Insights

Roaming – On the verge of a new dawn

On 05-01-2022
 
Reading time : 6 minutes

Interview 

Cedric Gonin
Cédric Gonin 
Senior Marketing Director Mobile Services
Wholesale International, Orange

What is the current state of roaming?

The pandemic put unprecedented pressure on roaming business, with a record decline in traffic levels. This resulted in pressure on roaming rates and a realignment of the business model to reduce minimum fees and commitments, in the hope of alleviating financial risks.

Going forward, the pandemic will impact the roaming business for some time to come, with intra-regional traffic slowly returning, and global traffic not expected to return to pre-pandemic levels before 2023 or 2024. 

Other trends, such as global Roam-Like-Home offers for example will play a part in transforming the roaming landscape as we know it, as carriers’ cost structures, and to some extent their capacity to innovate, will be put under significant pressure. This will have a momentous long-term impact on the whole roaming value chain. 

However, a new dawn is coming, triggered by the advent of 5G and the complexity it will bring.

What type of roaming complexity will 5G generate?

5G will bring a significant amount of complexity around signaling, capacity management, end-to-end quality of service all the way to the visited network, slicing, local break-out, security and the list goes on. 

In addition, 5G will not only interconnect operators but also devices using three different models, namely mobile broadband, massive IoT and ultra-reliable low-latency communication (URLLC). This means that much more investment in capacity, quality management capabilities and intelligent platforms will be required in order to handle all this added intricacy.

Furthermore, if you add in requirements around data analytics, real-time intelligence coming from enterprises in the IoT segment, and the convolution of roaming between public and private networks, we can foresee some substantial challenges in managing this complexity. With the investments it will require, all this while roaming revenue and margins are declining.

What does that mean for the future of roaming?

Operators that want to remain relevant in the 5G world will be pressured by enterprises to address this complexity. However, not all of them will have the appetite or even the ability to do so, meaning that more and more will look to outsource at least part of their roaming to larger global wholesale players such as Orange. 
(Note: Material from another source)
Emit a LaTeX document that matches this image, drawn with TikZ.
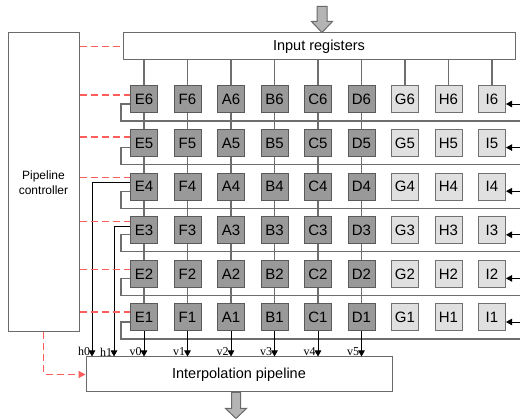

This will naturally trigger the consolidation of the roaming business, with fewer operators directly managing their own roaming. We may also see the emergence of carriers that will aggregate complex roaming networks (both private and public) to resell to others.

How Orange can simplify all this complexity? 

All these evolutions will take time to materialize. At Orange we are getting ready to support your future 5G roaming needs in order to help you better focus on your domestic market. We already provide all levels of roaming support from basic enablers such as Signalling and IPX to a roaming hub, all the way to full roaming outsourcing, where we negotiate rates, testing and interconnect. Our goal is to offer a full portfolio of roaming management solutions to our external customers, as we already do for our Orange entities around the world.

As mentioned earlier, we foresee a paradigm shift in roaming, from a bilateral business to a super-roaming aggregators model, with large players reselling roaming through a single point of contact. This is a real opportunity for global players such as Orange, which already connects 130+ roaming partners and reaches 1.5 billion mobile customers worldwide.